Given problem: Pictures stay out of this copy, which runs from the first line of the material through the line containing "0.257, 0.235, 0.167, 0.165]".

--- begin Provided material ---

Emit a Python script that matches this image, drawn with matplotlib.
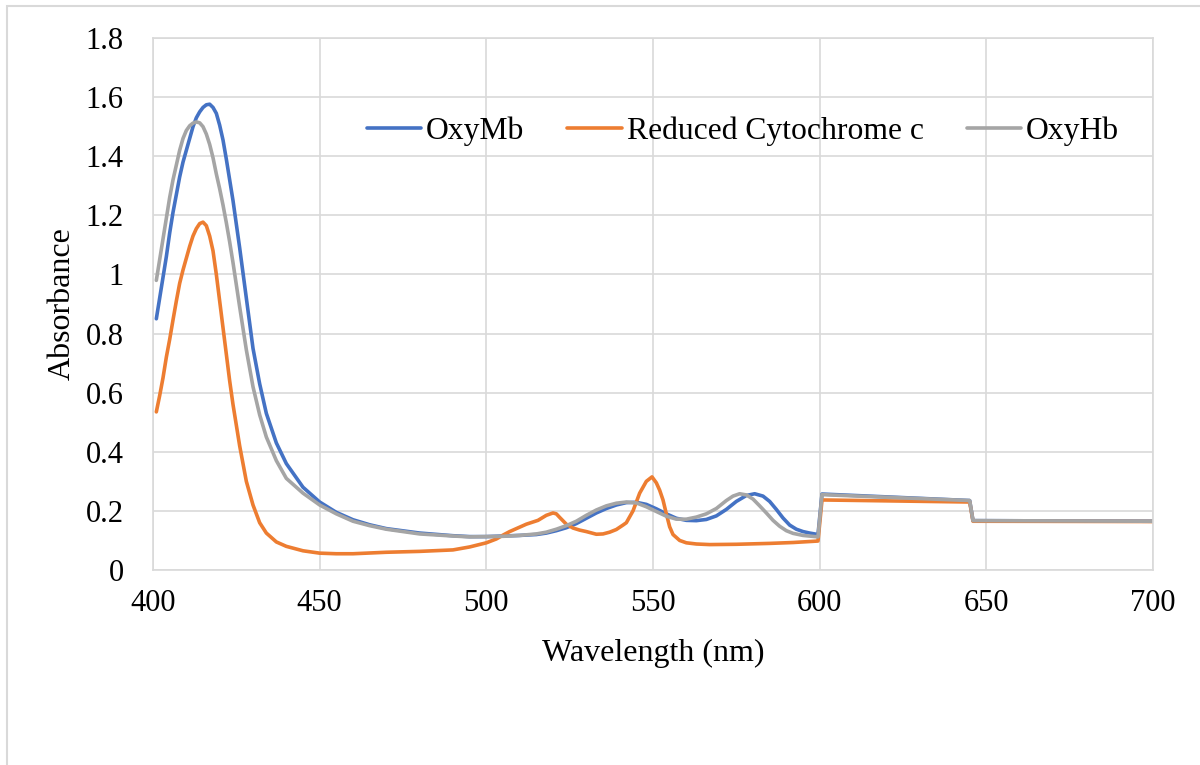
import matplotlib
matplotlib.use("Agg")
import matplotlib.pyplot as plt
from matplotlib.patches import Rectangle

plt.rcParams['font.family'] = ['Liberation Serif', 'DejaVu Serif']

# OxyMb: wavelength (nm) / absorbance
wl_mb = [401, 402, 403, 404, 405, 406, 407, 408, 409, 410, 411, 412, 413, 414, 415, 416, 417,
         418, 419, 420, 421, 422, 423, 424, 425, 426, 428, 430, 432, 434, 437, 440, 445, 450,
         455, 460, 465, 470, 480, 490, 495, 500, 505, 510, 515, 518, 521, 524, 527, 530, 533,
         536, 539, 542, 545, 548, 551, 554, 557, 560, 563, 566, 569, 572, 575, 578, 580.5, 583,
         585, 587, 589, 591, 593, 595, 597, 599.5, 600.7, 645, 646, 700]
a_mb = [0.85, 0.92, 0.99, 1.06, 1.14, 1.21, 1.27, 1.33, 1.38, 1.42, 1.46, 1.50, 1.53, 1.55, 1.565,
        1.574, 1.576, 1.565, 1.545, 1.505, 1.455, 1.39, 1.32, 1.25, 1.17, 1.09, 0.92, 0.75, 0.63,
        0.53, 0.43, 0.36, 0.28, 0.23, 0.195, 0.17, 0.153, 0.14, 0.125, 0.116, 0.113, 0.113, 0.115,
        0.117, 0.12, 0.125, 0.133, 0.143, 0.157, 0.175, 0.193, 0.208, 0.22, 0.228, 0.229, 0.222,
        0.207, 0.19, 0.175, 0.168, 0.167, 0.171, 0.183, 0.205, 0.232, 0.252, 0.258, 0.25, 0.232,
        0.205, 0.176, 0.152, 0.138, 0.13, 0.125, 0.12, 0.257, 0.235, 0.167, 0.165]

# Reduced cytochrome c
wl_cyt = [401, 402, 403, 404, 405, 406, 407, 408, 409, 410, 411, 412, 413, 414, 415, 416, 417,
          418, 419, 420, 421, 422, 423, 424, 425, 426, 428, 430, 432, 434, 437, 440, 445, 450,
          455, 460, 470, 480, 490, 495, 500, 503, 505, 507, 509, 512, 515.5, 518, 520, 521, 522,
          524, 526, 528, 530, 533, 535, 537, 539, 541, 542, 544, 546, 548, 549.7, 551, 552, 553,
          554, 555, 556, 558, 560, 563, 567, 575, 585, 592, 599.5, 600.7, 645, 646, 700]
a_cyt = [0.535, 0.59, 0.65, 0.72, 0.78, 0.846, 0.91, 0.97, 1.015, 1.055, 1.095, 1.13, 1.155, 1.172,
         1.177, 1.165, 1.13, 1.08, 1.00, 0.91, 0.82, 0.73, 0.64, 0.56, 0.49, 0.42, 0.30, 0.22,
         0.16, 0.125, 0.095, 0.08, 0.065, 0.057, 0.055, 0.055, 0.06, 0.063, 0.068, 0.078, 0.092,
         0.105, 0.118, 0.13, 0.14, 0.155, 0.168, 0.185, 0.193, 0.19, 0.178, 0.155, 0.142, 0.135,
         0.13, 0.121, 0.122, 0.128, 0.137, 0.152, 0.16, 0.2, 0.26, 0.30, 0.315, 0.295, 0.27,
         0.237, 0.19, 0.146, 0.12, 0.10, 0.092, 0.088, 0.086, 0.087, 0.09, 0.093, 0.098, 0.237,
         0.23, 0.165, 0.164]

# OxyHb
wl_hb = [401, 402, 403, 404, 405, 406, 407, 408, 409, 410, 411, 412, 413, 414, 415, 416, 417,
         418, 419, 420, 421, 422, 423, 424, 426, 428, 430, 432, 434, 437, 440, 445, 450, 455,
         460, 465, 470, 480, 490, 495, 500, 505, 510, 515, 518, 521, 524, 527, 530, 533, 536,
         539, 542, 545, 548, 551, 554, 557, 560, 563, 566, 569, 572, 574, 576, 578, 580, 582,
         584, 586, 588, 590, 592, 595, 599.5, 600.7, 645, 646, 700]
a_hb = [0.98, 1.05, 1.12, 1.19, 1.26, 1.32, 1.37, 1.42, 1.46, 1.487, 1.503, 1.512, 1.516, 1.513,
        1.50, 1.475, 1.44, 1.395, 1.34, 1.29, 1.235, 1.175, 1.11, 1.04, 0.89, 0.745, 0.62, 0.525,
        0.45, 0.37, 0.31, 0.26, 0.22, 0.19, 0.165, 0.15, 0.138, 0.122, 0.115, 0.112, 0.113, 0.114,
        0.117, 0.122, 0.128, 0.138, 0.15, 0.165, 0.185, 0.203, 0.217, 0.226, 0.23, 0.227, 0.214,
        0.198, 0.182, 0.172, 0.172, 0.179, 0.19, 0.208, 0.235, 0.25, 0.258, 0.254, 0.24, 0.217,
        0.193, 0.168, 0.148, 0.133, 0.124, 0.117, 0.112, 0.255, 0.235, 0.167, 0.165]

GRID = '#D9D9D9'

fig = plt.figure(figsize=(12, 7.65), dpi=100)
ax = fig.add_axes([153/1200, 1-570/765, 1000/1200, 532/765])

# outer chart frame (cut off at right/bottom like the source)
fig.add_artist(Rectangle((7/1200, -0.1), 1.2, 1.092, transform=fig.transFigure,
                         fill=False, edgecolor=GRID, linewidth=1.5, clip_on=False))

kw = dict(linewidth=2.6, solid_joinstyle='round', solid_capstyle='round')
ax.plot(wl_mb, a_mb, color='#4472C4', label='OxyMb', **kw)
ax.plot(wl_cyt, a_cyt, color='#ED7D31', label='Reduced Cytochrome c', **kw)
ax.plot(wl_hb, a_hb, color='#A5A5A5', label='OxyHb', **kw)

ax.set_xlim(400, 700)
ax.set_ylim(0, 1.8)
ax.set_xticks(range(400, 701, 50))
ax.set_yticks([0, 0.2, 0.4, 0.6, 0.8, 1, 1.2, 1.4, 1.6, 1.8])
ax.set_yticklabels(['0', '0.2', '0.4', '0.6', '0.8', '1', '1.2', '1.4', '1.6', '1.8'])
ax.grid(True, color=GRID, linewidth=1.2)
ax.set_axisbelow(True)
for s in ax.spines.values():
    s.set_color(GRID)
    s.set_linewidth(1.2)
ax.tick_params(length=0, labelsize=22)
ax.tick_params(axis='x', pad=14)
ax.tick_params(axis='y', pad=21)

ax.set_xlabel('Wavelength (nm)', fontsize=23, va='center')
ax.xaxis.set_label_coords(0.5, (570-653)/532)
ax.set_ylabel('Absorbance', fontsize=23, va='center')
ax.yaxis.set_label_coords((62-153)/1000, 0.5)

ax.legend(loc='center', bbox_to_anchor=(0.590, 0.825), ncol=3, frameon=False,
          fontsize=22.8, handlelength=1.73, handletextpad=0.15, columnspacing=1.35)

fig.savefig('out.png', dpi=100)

--- end Provided material ---

Expected answer:
Emit a Python script that matches this image, drawn with matplotlib.
import matplotlib
matplotlib.use("Agg")
import matplotlib.pyplot as plt
from matplotlib.patches import Rectangle

plt.rcParams['font.family'] = ['Liberation Serif', 'DejaVu Serif']

# OxyMb: wavelength (nm) / absorbance
wl_mb = [401, 402, 403, 404, 405, 406, 407, 408, 409, 410, 411, 412, 413, 414, 415, 416, 417,
         418, 419, 420, 421, 422, 423, 424, 425, 426, 428, 430, 432, 434, 437, 440, 445, 450,
         455, 460, 465, 470, 480, 490, 495, 500, 505, 510, 515, 518, 521, 524, 527, 530, 533,
         536, 539, 542, 545, 548, 551, 554, 557, 560, 563, 566, 569, 572, 575, 578, 580.5, 583,
         585, 587, 589, 591, 593, 595, 597, 599.5, 600.7, 645, 646, 700]
a_mb = [0.85, 0.92, 0.99, 1.06, 1.14, 1.21, 1.27, 1.33, 1.38, 1.42, 1.46, 1.50, 1.53, 1.55, 1.565,
        1.574, 1.576, 1.565, 1.545, 1.505, 1.455, 1.39, 1.32, 1.25, 1.17, 1.09, 0.92, 0.75, 0.63,
        0.53, 0.43, 0.36, 0.28, 0.23, 0.195, 0.17, 0.153, 0.14, 0.125, 0.116, 0.113, 0.113, 0.115,
        0.117, 0.12, 0.125, 0.133, 0.143, 0.157, 0.175, 0.193, 0.208, 0.22, 0.228, 0.229, 0.222,
        0.207, 0.19, 0.175, 0.168, 0.167, 0.171, 0.183, 0.205, 0.232, 0.252, 0.258, 0.25, 0.232,
        0.205, 0.176, 0.152, 0.138, 0.13, 0.125, 0.12, 0.257, 0.235, 0.167, 0.165]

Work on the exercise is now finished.